On Thu, 02 Oct 2003 01:09:36 -0700, David Weinshenker
<[EMAIL PROTECTED]> wrote:

>Also, I'm not sure that the "prize" structure of the whole affair was 
>a good idea...  rocket folks seem (IMHO) to be rather insular and secretive 
>in general, and setting it all up as a "contest" tended to exacerbate that.

It certainly didn't help.  The closest thing to secretiveness I've
seen since the CATS Prize expired is reticence like Ky's; he doesn't
talk about future projects in public.  Nothing wrong with that.
Actions speak louder than words, and there are *so* many grandiose
claims made in this business.  I read one yesterday about a group that
hasn't flown hardware in years, that explained how they were going the
X Prize.

>1-1/2 stages?

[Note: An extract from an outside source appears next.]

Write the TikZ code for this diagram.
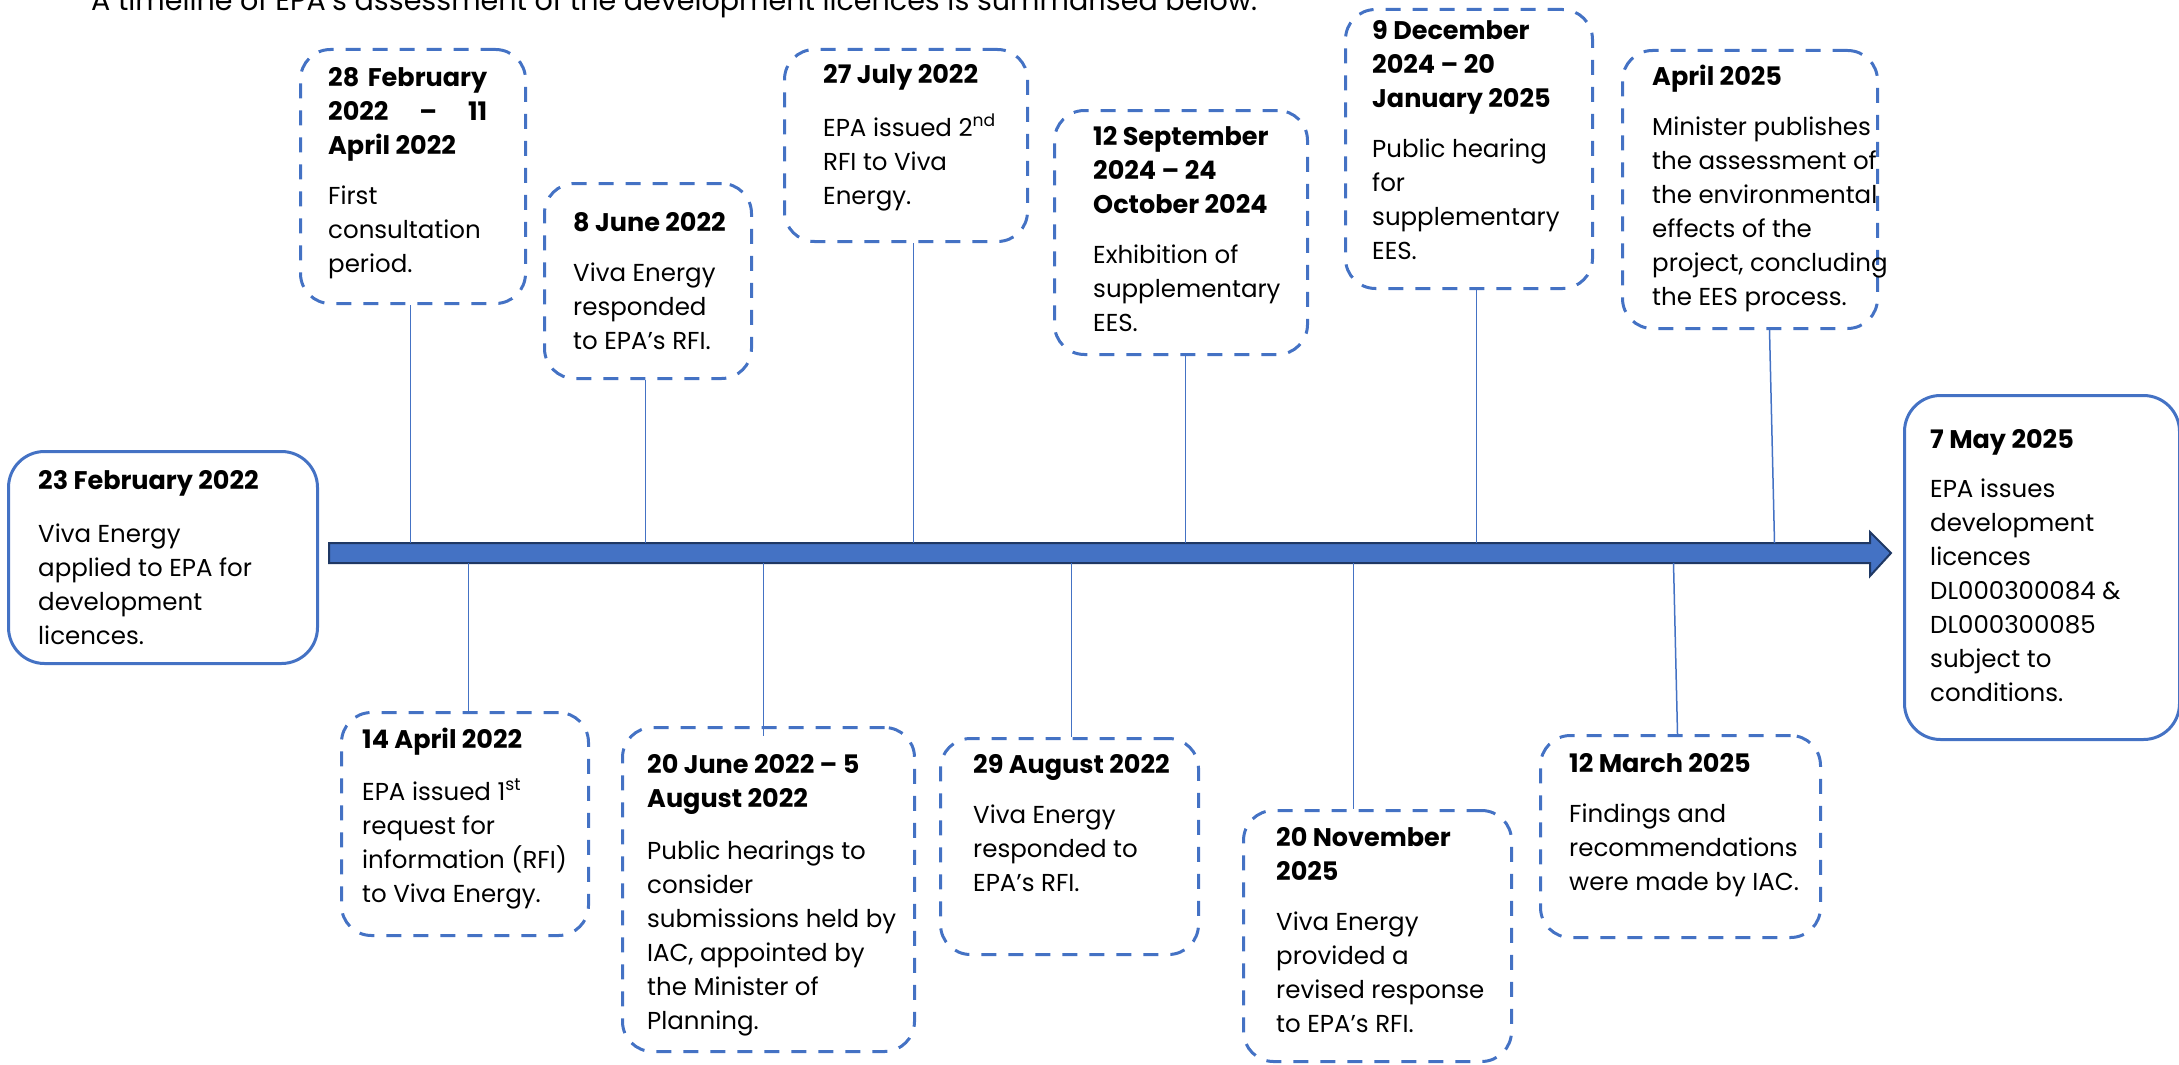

How was that to have worked? You weren't going to use
>the Atlas configuration and drop off some engines as a tankless "partial 
>stage", were you?

I have mercifully forgotten.  Maybe Black Adder was the 100 km design,
and BA2 was the CATS Prize scale-up.  Michael may remember.

>So it was a "mess" even before the compliance burden became apparent?

I think so.  We had an externally defined goal, an externally defined
deadline, rules that were constantly being questioned...  I swear, if
as much energy was put into building hardware as was put into arguing
about the rules, someone would have won the thing.  The administrator
couldn't substantively answer hypothetical questions (part of the
purpose was to encourage out of the box thinking); he was stuck with,
"Show me a design, and I'll make a ruling."  Well *that's* not very
satisfying.  (I tried to rewrite the rules to prevent such answers.  I
failed.  My respect for the administrator, and his patience under
fire, went up considerably.)

The problem with a winner take all prize is that it puts the
cost/benefit equation on a knife edge.  Either the benefit is positive
- and it still may be lower than the cost - or it is zero.  So the
only rational thing to do is either make sure you can and will win the
thing, or drop out.  That's a problem Adrian and Michael addressed
with the FAST program proposal; there are multiple prizes, and the
first competition, a CATS Prize equivalent, is flat.  You do it first,
you get the prize money.  You do it 10th, you get the prize money.
You do it 11th, you get nothing.  Realistically, less than 10 prizes
would be awarded before that phase expired.

The CATS Prize created a competition where what was needed was
synergy.  It was synergy that got KISS flying.  That lesson - that
amateur rocketry is not big enough to sustain serious internecine
competition - is a valuable one.

-R

--
"SEAL training is just like Ranger training, except
it's three weeks longer.  It takes that long to teach
them how to balance the balls on their noses."